Re: Copy Cat Desserts
Chili's Molten Chocolate Cake
Cake
1 18.25-ounce box chocolate fudge or dark chocolate cake mix
1 1/3 cups water
1/2 cup vegetable oil
3 eggs
1 bottle Hershey hot fudge topping
8 scoops vanilla ice cream
Magic Shell chocolate topping
1. Make cake batter 'following directions on the box and pour 1/2 cup of batter into the greased cups of a large (Texas size, muffin pan. If your pan has six cups, bake the cakes in two batches of 4 cakes each. Turn all of the cakes out of the pan and let them cool.
2. The cakes will be served upside down, so you may have to slice a bit of the domed top off the cakes to help them lay flat when inverted. A serrated sandwich knife works best for this. After you've flipped over all of the cooled cakes, use a sharp paring knife to cut out a 1 1/2-inch diameter cylindrical chunk in the center of the bottom (now the top) of each cake. The hole should be about 1 1/2-inches deep. After slicing straight down into the cake in a circle, scoop out the chunk of cake with a teaspoon and discard the piece. Now you have a secret compartment to conceal the hot fudge payload.
3. Spoon about 2 tablespoons of fudge into each of the holes you've made in the cakes, then store the cakes in a sealed container in the refrigerator.
4. When you are ready to serve, heat one cake at a time in the microwave for 40 to 45 seconds on high, or until you see the fudge begin to bubble. Remove the cake from the microwave and let it rest for 30 seconds or so, then place a scoop of vanilla ice cream on top of the cake. Pour a coating of Magic Shell chocolate topping over the ice cream and serve.
Makes 8 desserts.
This is the scratch version for the box cake mix called for in the recipe.
Duncan Hines
Moist Deluxe Dark Chocolate Cake Mix
Let’s say you want to make some chocolate cake -- like the popular mixes that come in a box -- but you don’t have much of a craving for propylene glycol mono- and diesters of fats, polyglycerol esters of fatty acids, cellulose gum, mono-and diglycerides or xanthan gum. Well, if you’re making cake from a box mix, that’s what you’ll be eating. Many of those additives are what give the cake you make with Duncan Hines cake mix its deluxe moistness. The good news is we can come very close to duplicating the store-bought cake mix with very simple dry ingredients and a little shortening. By combining the dry stuff, then thoroughly mixing in the shortening, you will have a mix that is shelf-stable until you add the same wet ingredients in the same amounts required by the real stuff.
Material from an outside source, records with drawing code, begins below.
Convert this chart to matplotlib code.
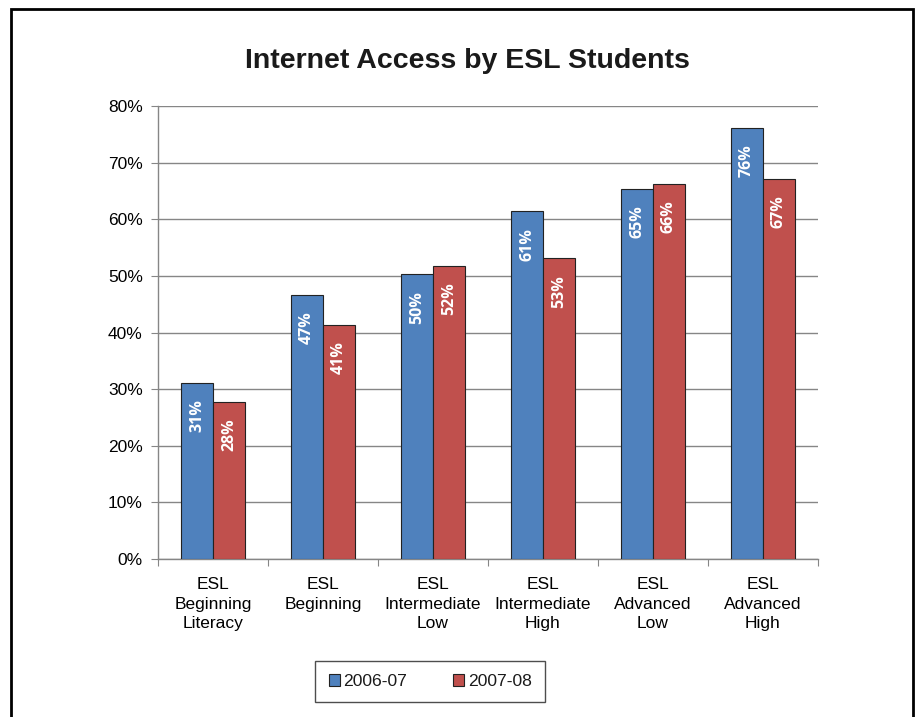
import matplotlib.pyplot as plt
import numpy as np
from matplotlib.patches import Rectangle

plt.rcParams['font.family'] = ['Liberation Sans', 'DejaVu Sans']

levels = ['ESL\nBeginning\nLiteracy', 'ESL\nBeginning', 'ESL\nIntermediate\nLow',
          'ESL\nIntermediate\nHigh', 'ESL\nAdvanced\nLow', 'ESL\nAdvanced\nHigh']
year_0607 = [0.311, 0.466, 0.503, 0.614, 0.653, 0.761]
year_0708 = [0.277, 0.414, 0.517, 0.531, 0.662, 0.672]
series_names = ['2006-07', '2007-08']
colors = ['#4F81BD', '#C0504D']

fig = plt.figure(figsize=(9.17, 7.17), dpi=100)
ax = fig.add_axes([0.1723, 0.2204, 0.7197, 0.6316])

x = np.arange(len(levels))
w = 0.29
for k, (vals, name, c) in enumerate(zip([year_0607, year_0708], series_names, colors)):
    pos = x + (k - 0.5) * w
    ax.bar(pos, vals, w, color=c, edgecolor='#222222', linewidth=0.8, label=name, zorder=3)
    for p, v in zip(pos, vals):
        ax.text(p, v - 0.029, '{:.0f}%'.format(v * 100), rotation=90, ha='center', va='top',
                color='white', fontweight='bold', fontsize=11.5,
                family=['Open Sans', 'DejaVu Sans'], zorder=4)

ax.set_xlim(-0.5, len(levels) - 0.5)
ax.set_ylim(0, 0.8)
ax.set_yticks(np.arange(0, 0.81, 0.1))
ax.set_yticklabels(['{:.0f}%'.format(t * 100) for t in np.arange(0, 0.81, 0.1)])
ax.yaxis.grid(True, color='#868686', linewidth=1, zorder=0)
ax.set_axisbelow(True)

# ticks between the category groups
ax.set_xticks(np.arange(-0.5, len(levels), 1.0))
ax.set_xticklabels([])
ax.set_xticks(x, minor=True)
ax.set_xticklabels(levels, minor=True, fontsize=12.5, linespacing=1.38)
ax.tick_params(axis='x', which='minor', length=0, pad=13)
ax.tick_params(axis='x', which='major', length=5, color='#868686', direction='out')
ax.tick_params(axis='y', length=5, color='#868686', labelsize=12.5, pad=6)

for s in ['top', 'right']:
    ax.spines[s].set_visible(False)
for s in ['left', 'bottom']:
    ax.spines[s].set_color('#868686')
    ax.spines[s].set_linewidth(1)

fig.text(0.510, 0.915, 'Internet Access by ESL Students', ha='center', va='center',
         fontsize=20.5, fontweight='bold', color='#1a1a1a')

leg = fig.legend(loc='center', bbox_to_anchor=(0.469, 0.049), ncol=2, fontsize=12.6,
                 frameon=True, fancybox=False, edgecolor='#222222', handlelength=0.65,
                 handleheight=0.65, handletextpad=0.2, columnspacing=2.6,
                 borderpad=0.75, borderaxespad=0)
leg.get_frame().set_linewidth(1)
for t in leg.get_texts():
    t.set_color('#1a1a1a')

# page border
fig.patches.append(Rectangle((11 / 917, -0.05), 902 / 917, 1.05 - 9 / 717,
                             transform=fig.transFigure, fill=False,
                             edgecolor='black', linewidth=2, clip_on=False))

fig.savefig('out.png', dpi=100)
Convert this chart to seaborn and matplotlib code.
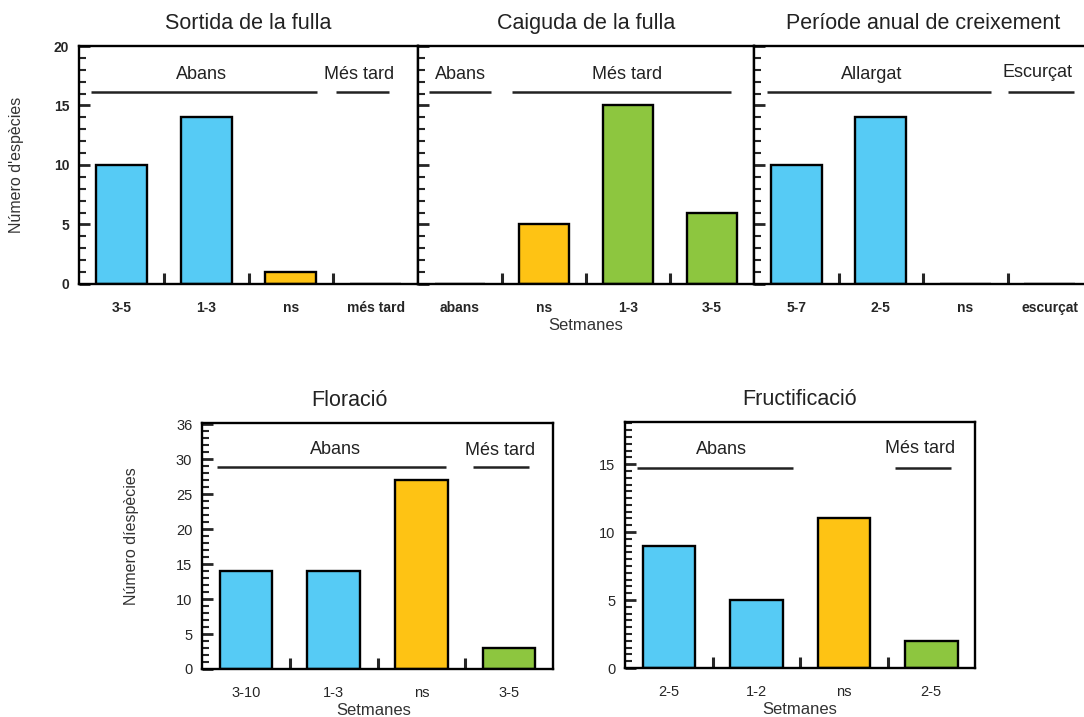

It’s a great way to make good, old-fashioned chocolate cake without the hard-to-pronounce additives. Plus, this mix is the same stuff required for the Oreo cookie clone here on the site. If you can’t track down the cake mix for that recipe, you now can make it from scratch.
Ingredients
2 cups all-purpose flour
1 3/4 cups baker’s sugar (superfine sugar)
3/4 cup cocoa
2 teaspoons baking powder
1 teaspoon baking soda
1 1/4 teaspoons salt
4 tablespoons shortening
To make cake
1 1/3 cups water
1/2 cup vegetable oil
3 large eggs
1. Combine flour, sugar, cocoa, baking powder, baking soda, and salt in a large bowl. Stir to combine. Add shortening, then use an electric mixer on medium speed to blend shortening into dry ingredients. Mix until no chunks of shortening are visible. This is your cake mix, which you can keep in a sealed container for several months until you are ready to make the cake.
2. To make the cake preheat oven to 350 degrees F. Grease the sides and bottom of two 9-inch baking pans or one 13x9-inch pan. Lightly flour the greased pans.
3. Blend dry cake mix (from step #1) with water, oil and eggs in a large bowl with an electric mixer at low speed until moistened. Increase speed to medium and beat for 2 more minutes.
4. Pour batter into pans and bake for 30 to 33 minutes for 9-inch pans, and 35 to 38 minutes for 13x9-inch pan. You can also make cupcakes with the mix. They take 19 to 22 minutes.